# [OBJECTIVE]
Everything from the first line of the data through the line with "const effects = ['Time', 'Gender', 'Study" is to be echoed exactly, minus the pictures.
-- BEGIN DATASET EXCERPT --
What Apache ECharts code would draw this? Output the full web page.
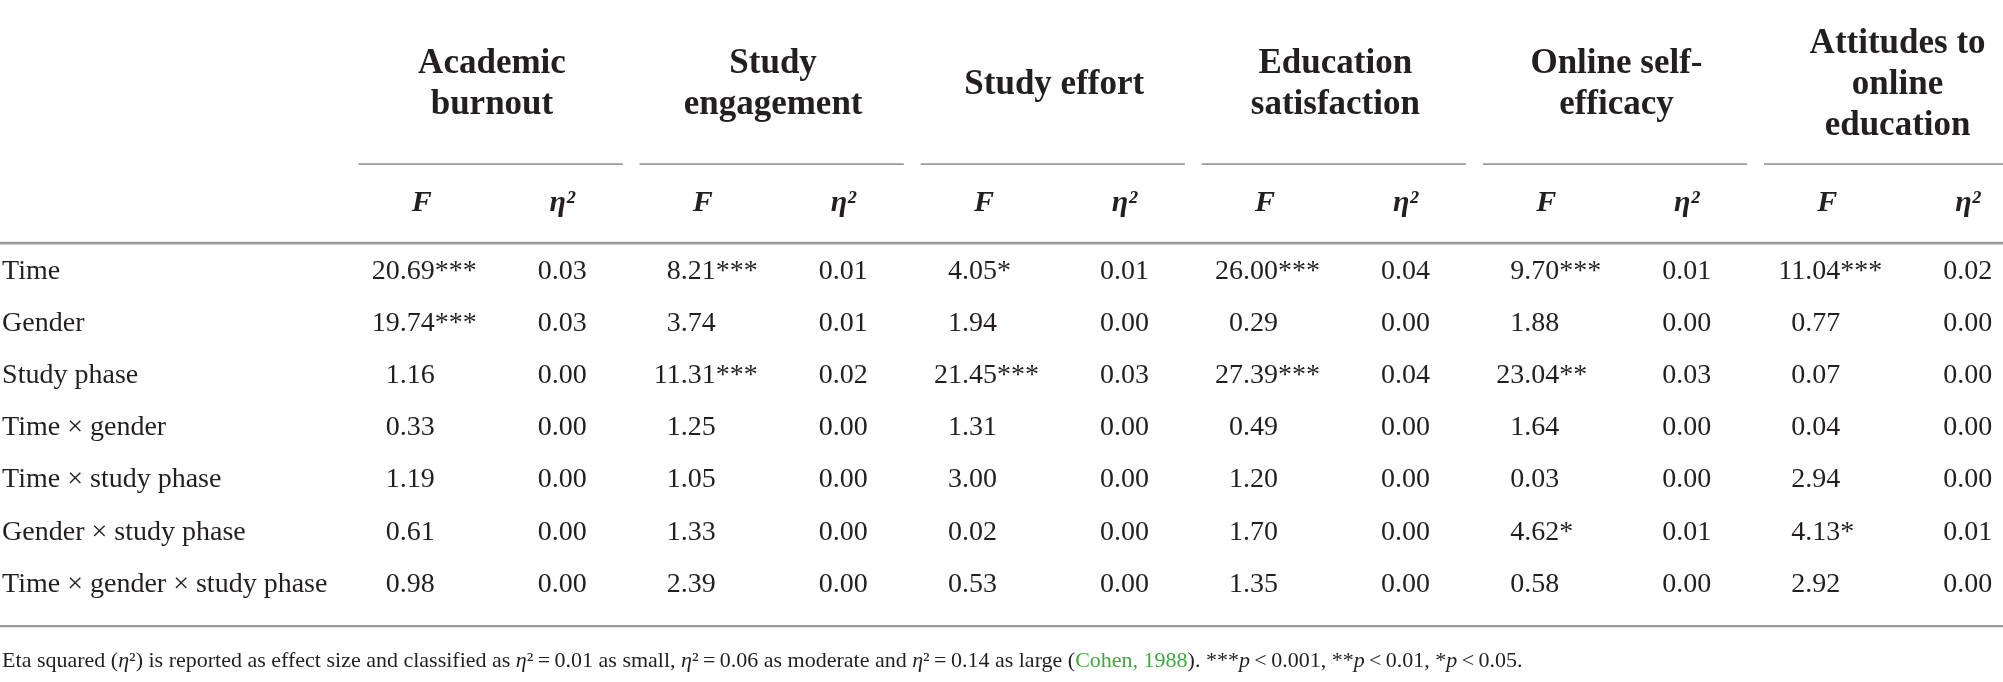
<!DOCTYPE html>
<html>
<head>
<meta charset="utf-8">
<script src="https://cdn.jsdelivr.net/npm/echarts@6/dist/echarts.min.js"></script>
<style>
html,body{margin:0;padding:0;background:#ffffff;}
#chart{width:2003px;height:682px;}
</style>
</head>
<body>
<div id="chart"></div>
<script>
// ---------- data ----------
const groups = ['Academic\nburnout', 'Study\nengagement', 'Study effort', 'Education\nsatisfaction', 'Online self-\nefficacy', 'Attitudes to\nonline\neducation'];
const subHeaders = ['F', 'η²'];
const effects = ['Time', 'Gender', 'Study phase', 'Time × gender', 'Time × study phase', 'Gender × study phase', 'Time × gender × study phase'];

const burnoutF      = ['20.69***', '19.74***', '1.16', '0.33', '1.19', '0.61', '0.98'];
const burnoutEta    = ['0.03', '0.03', '0.00', '0.00', '0.00', '0.00', '0.00'];
const engagementF   = ['8.21***', '3.74', '11.31***', '1.25', '1.05', '1.33', '2.39'];
const engagementEta = ['0.01', '0.01', '0.02', '0.00', '0.00', '0.00', '0.00'];
const effortF       = ['4.05*', '1.94', '21.45***', '1.31', '3.00', '0.02', '0.53'];
const effortEta     = ['0.01', '0.00', '0.03', '0.00', '0.00', '0.00', '0.00'];
const satisfactionF   = ['26.00***', '0.29', '27.39***', '0.49', '1.20', '1.70', '1.35'];
const satisfactionEta = ['0.04', '0.00', '0.04', '0.00', '0.00', '0.00', '0.00'];
const efficacyF     = ['9.70***', '1.88', '23.04**', '1.64', '0.03', '4.62*', '0.58'];
const efficacyEta   = ['0.01', '0.00', '0.03', '0.00', '0.00', '0.01', '0.00'];
const attitudesF    = ['11.04***', '0.77', '0.07', '0.04', '2.94', '4.13*', '2.92'];
const attitudesEta  = ['0.02', '0.00', '0.00', '0.00', '0.00', '0.01', '0.00'];

const footnoteCitation = 'Cohen, 1988';

// ---------- layout / style ----------
const FONT = '"Liberation Serif", "DejaVu Serif", serif';
const INK = '#231f20';
const RULE = '#9b9b9b';
const ROW_TITLE = -3.58, ROW_RULE1 = -2.055, ROW_SUB = -1.305, ROW_RULE2 = -0.54, ROW_RULE3 = 6.80, ROW_NOTE = 7.475;
const LABEL_X = -2.985;
const DEC_OFFSET = -22; // px, decimal point position relative to F column centre
const TS = '\u2009';

const columns = [
  [burnoutF, burnoutEta], [engagementF, engagementEta], [effortF, effortEta],
  [satisfactionF, satisfactionEta], [efficacyF, efficacyEta], [attitudesF, attitudesEta]
];

// cells
const cellData = [], cellText = [], cellIsF = [];
columns.forEach((pair, g) => {
  pair.forEach((arr, k) => {
    arr.forEach((txt, r) => {
      cellData.push([2 * g + k, r]);
      cellText.push(txt);
      cellIsF.push(k === 0);
    });
  });
});

function txtEl(x, y, text, opt) {
  return {
    type: 'text', x: x, y: y,
    style: Object.assign({
      text: text, fill: INK, fontFamily: FONT, fontSize: 28,
      align: 'center', verticalAlign: 'middle'
    }, opt || {})
  };
}

const option = {
  animation: false,
  backgroundColor: '#ffffff',
  grid: { left: 0, right: 0, top: 0, bottom: 0 },
  xAxis: { type: 'value', min: -3, max: 11.25, show: false },
  yAxis: { type: 'value', min: -5.2, max: 7.87, inverse: true, show: false },
  series: [
    // table rules
    {
      type: 'custom', coordinateSystem: 'cartesian2d', silent: true,
      data: (function () {
        const d = [];
        groups.forEach((_, g) => d.push([2 * g - 0.45, ROW_RULE1, 2 * g + 1.43, 1.6]));
        d.push([-3, ROW_RULE2, 11.25, 2.6]);
        d.push([-3, ROW_RULE3, 11.25, 2.2]);
        return d;
      })(),
      renderItem: function (params, api) {
        const a = api.coord([api.value(0), api.value(1)]);
        const b = api.coord([api.value(2), api.value(1)]);
        return { type: 'line', shape: { x1: a[0], y1: a[1], x2: b[0], y2: b[1] },
                 style: { stroke: RULE, lineWidth: api.value(3) } };
      }
    },
    // group titles
    {
      type: 'custom', coordinateSystem: 'cartesian2d', silent: true,
      data: groups.map((_, g) => [2 * g + 0.5, ROW_TITLE]),
      renderItem: function (params, api) {
        const p = api.coord([api.value(0), api.value(1)]);
        return txtEl(p[0], p[1], groups[params.dataIndex],
          { fontWeight: 'bold', fontSize: 35, lineHeight: 41 });
      }
    },
    // sub headers F / eta²
    {
      type: 'custom', coordinateSystem: 'cartesian2d', silent: true,
      data: (function () { const d = []; groups.forEach((_, g) => { d.push([2 * g, ROW_SUB, 0]); d.push([2 * g + 1, ROW_SUB, 1]); }); return d; })(),
      renderItem: function (params, api) {
        const p = api.coord([api.value(0), api.value(1)]);
        return txtEl(p[0], p[1], subHeaders[api.value(2)],
          { fontWeight: 'bold', fontStyle: 'italic', fontSize: 30 });
      }
    },
    // row labels
    {
      type: 'custom', coordinateSystem: 'cartesian2d', silent: true,
      data: effects.map((_, r) => [LABEL_X, r]),
      renderItem: function (params, api) {
        const p = api.coord([api.value(0), api.value(1)]);
        return txtEl(p[0], p[1], effects[params.dataIndex], { align: 'left' });
      }
    },
    // cells
    {
      type: 'custom', coordinateSystem: 'cartesian2d', silent: true,
      data: cellData,
      renderItem: function (params, api) {
        const p = api.coord([api.value(0), api.value(1)]);
        const t = cellText[params.dataIndex];
        if (!cellIsF[params.dataIndex]) return txtEl(p[0], p[1], t);
        const i = t.indexOf('.');
        return { type: 'group', children: [
          txtEl(p[0] + DEC_OFFSET, p[1], t.slice(0, i), { align: 'right' }),
          txtEl(p[0] + DEC_OFFSET, p[1], t.slice(i), { align: 'left' })
        ] };
      }
    },
    // footnote
    {
      type: 'custom', coordinateSystem: 'cartesian2d', silent: true,
      data: [[LABEL_X, ROW_NOTE]],
      renderItem: function (params, api) {
        const p = api.coord([api.value(0), api.value(1)]);
        const eq = TS + '=' + TS, lt = TS + '<' + TS;
        const t = '{n|Eta squared (}{i|η}{n|²) is reported as effect size and classified as }{i|η}{n|²' + eq + '0.01 as small, }{i|η}{n|²' + eq + '0.06 as moderate and }{i|η}{n|²' + eq + '0.14 as large (}{g|' +
          footnoteCitation + '}{n|). ***}{i|p}{n|' + lt + '0.001, **}{i|p}{n|' + lt + '0.01, *}{i|p}{n|' + lt + '0.05.}';
        return {
          type: 'text', x: p[0], y: p[1],
          style: {
            text: t, align: 'left', verticalAlign: 'middle',
            fontFamily: FONT, fontSize: 22, fill: INK,
            rich: {
              n: { fontFamily: FONT, fontSize: 22, fill: INK },
              i: { fontFamily: FONT, fontSize: 22, fill: INK, fontStyle: 'italic' },
              g: { fontFamily: FONT, fontSize: 22, fill: '#3fa83f' }
            }
          }
        };
      }
    }
  ]
};

const chart = echarts.init(document.getElementById('chart'), null, { renderer: 'canvas' });
chart.setOption(option);
</script>
</body>
</html>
-- END DATASET EXCERPT --
# [FINISHED TASK]
What Apache ECharts code would draw this? Output the full web page.
<!DOCTYPE html>
<html>
<head>
<meta charset="utf-8">
<script src="https://cdn.jsdelivr.net/npm/echarts@6/dist/echarts.min.js"></script>
<style>
html,body{margin:0;padding:0;background:#ffffff;}
#chart{width:2003px;height:682px;}
</style>
</head>
<body>
<div id="chart"></div>
<script>
// ---------- data ----------
const groups = ['Academic\nburnout', 'Study\nengagement', 'Study effort', 'Education\nsatisfaction', 'Online self-\nefficacy', 'Attitudes to\nonline\neducation'];
const subHeaders = ['F', 'η²'];
const effects = ['Time', 'Gender', 'Study phase', 'Time × gender', 'Time × study phase', 'Gender × study phase', 'Time × gender × study phase'];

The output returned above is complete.